====== Records for processing ======

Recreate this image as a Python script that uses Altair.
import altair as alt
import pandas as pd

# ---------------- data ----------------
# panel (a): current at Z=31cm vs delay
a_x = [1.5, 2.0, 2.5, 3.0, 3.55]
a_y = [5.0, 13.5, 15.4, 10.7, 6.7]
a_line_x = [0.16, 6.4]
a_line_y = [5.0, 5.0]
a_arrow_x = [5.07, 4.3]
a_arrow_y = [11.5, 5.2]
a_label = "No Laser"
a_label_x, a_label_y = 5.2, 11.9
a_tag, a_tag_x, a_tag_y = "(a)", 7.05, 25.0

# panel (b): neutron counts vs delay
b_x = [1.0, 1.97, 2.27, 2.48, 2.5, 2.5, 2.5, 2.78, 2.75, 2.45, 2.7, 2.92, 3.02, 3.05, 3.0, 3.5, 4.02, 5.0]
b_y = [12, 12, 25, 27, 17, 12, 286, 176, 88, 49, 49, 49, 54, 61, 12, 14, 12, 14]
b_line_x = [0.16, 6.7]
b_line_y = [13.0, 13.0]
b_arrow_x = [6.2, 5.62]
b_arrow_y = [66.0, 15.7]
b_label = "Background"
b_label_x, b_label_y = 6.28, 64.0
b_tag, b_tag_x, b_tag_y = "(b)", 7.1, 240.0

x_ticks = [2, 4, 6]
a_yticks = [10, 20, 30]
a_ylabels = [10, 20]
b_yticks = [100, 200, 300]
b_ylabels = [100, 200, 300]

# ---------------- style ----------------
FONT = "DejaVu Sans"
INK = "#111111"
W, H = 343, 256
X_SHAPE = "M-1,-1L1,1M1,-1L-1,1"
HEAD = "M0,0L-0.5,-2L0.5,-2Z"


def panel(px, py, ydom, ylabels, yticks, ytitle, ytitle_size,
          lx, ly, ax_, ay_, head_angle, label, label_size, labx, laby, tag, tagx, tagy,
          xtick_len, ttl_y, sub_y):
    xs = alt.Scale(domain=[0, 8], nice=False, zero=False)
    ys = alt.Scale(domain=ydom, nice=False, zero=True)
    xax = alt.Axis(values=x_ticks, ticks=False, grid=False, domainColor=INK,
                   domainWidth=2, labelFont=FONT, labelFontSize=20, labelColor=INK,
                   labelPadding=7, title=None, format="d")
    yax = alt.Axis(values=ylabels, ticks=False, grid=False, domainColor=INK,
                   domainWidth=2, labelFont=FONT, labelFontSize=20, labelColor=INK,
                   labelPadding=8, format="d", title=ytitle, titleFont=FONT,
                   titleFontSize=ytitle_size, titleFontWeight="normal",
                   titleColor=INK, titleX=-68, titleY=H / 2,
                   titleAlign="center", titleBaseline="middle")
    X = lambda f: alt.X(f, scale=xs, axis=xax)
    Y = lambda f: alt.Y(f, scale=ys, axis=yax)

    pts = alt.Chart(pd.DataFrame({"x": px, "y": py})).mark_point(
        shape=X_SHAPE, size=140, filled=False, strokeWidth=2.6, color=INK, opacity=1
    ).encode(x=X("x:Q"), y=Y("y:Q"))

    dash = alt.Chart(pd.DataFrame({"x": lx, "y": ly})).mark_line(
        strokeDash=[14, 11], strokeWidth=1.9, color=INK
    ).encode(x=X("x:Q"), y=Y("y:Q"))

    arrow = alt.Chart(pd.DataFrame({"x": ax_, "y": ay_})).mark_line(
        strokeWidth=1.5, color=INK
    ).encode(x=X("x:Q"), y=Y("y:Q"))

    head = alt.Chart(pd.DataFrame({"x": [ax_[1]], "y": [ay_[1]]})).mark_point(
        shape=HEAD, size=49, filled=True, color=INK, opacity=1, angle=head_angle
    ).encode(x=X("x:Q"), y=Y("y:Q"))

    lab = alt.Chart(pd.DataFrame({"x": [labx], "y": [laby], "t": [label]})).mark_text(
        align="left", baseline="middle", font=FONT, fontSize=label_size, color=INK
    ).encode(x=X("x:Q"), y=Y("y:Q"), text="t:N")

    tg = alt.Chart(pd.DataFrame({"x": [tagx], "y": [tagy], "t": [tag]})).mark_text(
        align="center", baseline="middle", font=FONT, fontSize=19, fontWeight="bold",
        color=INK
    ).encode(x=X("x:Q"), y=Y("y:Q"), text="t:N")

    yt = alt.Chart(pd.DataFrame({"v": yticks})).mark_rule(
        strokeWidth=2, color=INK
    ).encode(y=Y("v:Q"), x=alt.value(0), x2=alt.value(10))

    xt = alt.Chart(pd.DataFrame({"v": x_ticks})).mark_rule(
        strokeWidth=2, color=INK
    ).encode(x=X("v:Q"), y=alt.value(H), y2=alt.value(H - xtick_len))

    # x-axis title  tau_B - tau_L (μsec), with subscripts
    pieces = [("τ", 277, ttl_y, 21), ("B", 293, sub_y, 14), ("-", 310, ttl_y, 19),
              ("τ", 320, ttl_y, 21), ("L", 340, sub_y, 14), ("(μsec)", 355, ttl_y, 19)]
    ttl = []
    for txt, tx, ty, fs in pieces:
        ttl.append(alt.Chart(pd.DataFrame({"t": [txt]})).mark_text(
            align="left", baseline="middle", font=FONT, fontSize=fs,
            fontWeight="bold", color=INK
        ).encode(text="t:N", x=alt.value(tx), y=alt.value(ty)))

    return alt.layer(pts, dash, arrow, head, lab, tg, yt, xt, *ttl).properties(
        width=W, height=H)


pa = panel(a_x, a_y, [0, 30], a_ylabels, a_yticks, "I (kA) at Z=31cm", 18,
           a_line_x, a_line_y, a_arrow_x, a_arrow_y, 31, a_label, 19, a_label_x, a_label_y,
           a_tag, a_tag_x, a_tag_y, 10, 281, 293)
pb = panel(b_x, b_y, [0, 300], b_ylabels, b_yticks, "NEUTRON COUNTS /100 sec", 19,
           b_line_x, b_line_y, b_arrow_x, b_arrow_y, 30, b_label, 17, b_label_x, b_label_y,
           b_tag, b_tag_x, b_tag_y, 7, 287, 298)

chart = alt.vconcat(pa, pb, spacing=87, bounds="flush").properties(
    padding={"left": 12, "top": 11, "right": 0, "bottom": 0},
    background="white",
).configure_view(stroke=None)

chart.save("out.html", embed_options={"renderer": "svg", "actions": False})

======
====== Records for processing ======

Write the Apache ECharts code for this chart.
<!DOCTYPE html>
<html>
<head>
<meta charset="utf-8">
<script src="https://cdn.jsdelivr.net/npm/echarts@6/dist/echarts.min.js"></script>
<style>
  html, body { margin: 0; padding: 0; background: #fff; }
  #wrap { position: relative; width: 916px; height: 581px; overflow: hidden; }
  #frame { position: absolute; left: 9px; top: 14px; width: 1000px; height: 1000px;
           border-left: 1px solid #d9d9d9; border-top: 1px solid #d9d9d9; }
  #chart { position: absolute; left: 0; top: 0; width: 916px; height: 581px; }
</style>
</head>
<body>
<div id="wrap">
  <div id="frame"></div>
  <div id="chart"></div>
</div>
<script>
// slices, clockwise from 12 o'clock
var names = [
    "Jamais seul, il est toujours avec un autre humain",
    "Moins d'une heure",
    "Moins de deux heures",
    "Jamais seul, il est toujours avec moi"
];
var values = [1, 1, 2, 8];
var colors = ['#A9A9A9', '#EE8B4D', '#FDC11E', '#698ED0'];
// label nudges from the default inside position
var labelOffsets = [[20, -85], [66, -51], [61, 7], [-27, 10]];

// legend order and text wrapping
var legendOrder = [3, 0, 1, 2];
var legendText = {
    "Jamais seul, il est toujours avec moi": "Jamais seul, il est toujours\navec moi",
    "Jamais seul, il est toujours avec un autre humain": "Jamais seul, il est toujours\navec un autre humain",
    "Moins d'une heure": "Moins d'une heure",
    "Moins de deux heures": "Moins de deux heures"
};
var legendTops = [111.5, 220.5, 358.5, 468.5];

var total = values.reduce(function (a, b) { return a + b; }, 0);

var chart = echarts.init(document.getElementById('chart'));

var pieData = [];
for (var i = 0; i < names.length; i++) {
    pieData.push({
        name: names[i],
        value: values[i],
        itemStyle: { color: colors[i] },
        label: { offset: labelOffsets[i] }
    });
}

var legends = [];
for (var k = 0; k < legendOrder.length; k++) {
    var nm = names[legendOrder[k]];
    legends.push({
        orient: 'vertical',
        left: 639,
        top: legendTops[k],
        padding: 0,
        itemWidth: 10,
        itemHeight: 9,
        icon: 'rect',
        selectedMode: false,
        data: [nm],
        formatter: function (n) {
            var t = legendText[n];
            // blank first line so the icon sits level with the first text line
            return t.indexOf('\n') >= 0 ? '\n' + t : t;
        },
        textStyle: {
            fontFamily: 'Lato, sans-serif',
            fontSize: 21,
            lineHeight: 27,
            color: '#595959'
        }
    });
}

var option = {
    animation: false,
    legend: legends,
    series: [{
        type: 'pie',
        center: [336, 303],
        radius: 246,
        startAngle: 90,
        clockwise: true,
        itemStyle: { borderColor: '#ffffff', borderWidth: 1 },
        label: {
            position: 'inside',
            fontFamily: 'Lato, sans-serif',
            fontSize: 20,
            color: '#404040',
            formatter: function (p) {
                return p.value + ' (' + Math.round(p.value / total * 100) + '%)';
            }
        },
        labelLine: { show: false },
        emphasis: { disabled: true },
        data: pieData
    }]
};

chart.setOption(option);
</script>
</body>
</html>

======
====== Records for processing ======

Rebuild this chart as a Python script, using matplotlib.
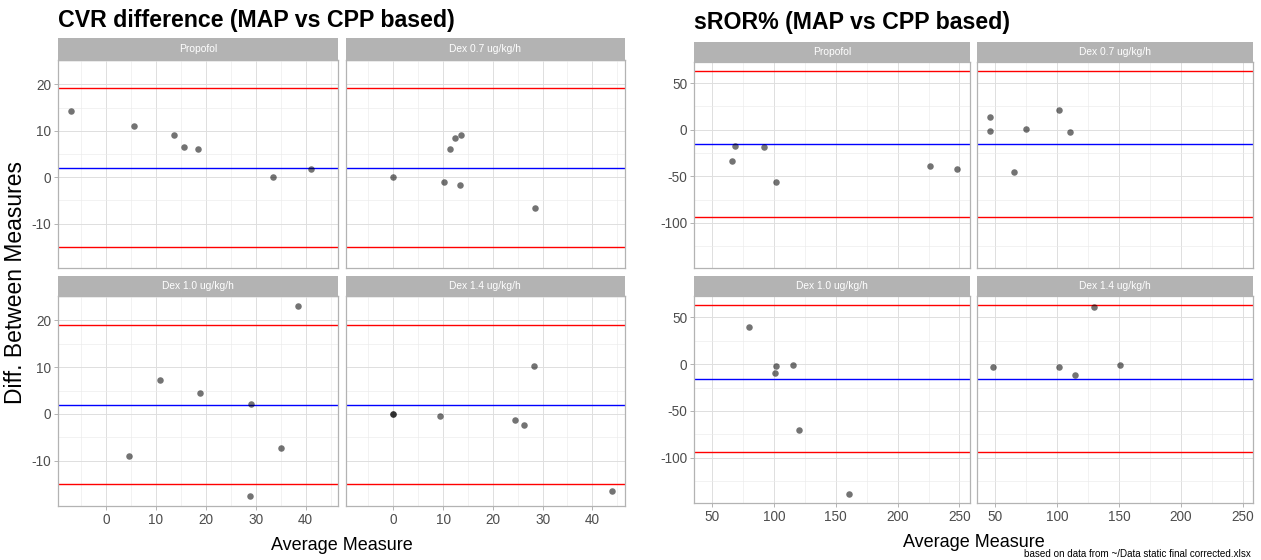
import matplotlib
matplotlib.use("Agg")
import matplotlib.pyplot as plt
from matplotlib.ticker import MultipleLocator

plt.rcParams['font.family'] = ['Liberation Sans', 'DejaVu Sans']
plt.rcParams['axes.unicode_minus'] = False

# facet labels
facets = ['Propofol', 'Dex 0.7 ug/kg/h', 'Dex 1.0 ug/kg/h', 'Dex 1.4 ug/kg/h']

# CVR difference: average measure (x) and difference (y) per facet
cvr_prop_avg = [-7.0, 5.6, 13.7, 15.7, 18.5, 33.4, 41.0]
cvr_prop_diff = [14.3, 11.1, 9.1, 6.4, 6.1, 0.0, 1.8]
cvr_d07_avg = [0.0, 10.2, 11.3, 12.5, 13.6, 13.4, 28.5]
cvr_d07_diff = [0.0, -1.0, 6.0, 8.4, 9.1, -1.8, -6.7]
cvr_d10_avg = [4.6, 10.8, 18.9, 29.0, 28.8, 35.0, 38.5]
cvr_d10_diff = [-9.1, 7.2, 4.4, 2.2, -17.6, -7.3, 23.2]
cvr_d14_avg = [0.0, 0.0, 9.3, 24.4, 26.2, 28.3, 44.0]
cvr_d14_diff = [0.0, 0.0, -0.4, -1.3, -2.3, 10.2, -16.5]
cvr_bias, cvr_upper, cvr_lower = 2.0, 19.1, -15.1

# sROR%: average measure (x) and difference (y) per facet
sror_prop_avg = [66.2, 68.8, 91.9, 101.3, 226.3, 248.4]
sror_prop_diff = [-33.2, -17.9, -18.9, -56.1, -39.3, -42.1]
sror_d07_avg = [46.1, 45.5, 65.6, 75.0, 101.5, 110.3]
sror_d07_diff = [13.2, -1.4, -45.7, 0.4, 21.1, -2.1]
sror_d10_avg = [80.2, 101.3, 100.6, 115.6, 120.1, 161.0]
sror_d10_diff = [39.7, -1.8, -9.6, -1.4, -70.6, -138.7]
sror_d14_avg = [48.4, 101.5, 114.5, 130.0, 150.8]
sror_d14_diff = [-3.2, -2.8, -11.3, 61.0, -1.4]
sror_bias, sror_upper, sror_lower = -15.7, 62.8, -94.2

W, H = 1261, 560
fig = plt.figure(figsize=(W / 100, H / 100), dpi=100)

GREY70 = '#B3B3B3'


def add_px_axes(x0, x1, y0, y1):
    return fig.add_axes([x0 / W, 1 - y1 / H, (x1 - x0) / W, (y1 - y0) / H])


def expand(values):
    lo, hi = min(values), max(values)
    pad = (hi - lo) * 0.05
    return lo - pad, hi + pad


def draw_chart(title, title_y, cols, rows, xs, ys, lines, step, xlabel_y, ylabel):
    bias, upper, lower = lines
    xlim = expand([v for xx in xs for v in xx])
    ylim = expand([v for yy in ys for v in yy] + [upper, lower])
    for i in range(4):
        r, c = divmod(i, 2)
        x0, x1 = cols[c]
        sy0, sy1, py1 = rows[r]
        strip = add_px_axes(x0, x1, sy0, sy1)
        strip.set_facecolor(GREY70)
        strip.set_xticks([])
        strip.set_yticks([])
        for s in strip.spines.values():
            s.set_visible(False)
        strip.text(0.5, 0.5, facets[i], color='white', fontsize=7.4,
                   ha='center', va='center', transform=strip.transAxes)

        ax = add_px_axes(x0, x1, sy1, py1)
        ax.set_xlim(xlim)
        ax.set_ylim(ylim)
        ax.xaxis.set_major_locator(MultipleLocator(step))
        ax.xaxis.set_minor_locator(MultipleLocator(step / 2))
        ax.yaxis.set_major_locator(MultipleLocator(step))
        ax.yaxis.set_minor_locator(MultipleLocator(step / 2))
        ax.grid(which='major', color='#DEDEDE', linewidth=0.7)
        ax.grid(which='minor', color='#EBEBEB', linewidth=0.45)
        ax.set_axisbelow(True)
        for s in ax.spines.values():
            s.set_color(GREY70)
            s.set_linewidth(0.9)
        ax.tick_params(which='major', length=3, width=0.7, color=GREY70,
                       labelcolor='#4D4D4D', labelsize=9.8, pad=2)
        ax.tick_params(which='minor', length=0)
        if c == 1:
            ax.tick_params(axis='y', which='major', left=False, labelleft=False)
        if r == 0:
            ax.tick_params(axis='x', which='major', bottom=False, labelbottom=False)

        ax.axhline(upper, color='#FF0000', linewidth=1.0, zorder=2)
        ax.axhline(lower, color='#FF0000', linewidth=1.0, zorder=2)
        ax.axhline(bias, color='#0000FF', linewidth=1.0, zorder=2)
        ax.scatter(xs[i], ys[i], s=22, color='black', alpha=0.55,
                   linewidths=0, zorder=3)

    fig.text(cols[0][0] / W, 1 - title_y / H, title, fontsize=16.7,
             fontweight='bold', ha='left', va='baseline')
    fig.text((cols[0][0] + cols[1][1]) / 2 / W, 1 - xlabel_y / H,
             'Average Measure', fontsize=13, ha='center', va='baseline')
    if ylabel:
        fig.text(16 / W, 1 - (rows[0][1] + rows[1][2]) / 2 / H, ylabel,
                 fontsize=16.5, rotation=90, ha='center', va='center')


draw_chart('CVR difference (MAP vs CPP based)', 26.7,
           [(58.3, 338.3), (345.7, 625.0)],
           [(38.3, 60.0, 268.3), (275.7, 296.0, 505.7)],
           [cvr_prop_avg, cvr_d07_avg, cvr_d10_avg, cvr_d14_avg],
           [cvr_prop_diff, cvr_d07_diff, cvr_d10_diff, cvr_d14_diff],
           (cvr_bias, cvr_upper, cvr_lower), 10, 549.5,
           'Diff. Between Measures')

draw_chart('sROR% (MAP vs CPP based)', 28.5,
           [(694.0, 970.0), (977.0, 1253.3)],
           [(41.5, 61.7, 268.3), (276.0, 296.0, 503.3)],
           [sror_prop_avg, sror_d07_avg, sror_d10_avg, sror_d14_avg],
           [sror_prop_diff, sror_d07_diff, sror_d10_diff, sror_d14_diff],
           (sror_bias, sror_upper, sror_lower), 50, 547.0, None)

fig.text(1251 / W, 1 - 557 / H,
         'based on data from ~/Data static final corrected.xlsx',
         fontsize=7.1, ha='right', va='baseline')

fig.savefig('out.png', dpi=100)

======

◆ **Aim**
The material above holds pictures; leave them out. Repeat exactly the lines from the one containing "Rebuild this chart" through the one containing "facets = ['Propofol', 'Dex", and nothing else.

◆ **Response to the task**
Rebuild this chart as a Python script, using matplotlib.
import matplotlib
matplotlib.use("Agg")
import matplotlib.pyplot as plt
from matplotlib.ticker import MultipleLocator

plt.rcParams['font.family'] = ['Liberation Sans', 'DejaVu Sans']
plt.rcParams['axes.unicode_minus'] = False

# facet labels
facets = ['Propofol', 'Dex 0.7 ug/kg/h', 'Dex 1.0 ug/kg/h', 'Dex 1.4 ug/kg/h']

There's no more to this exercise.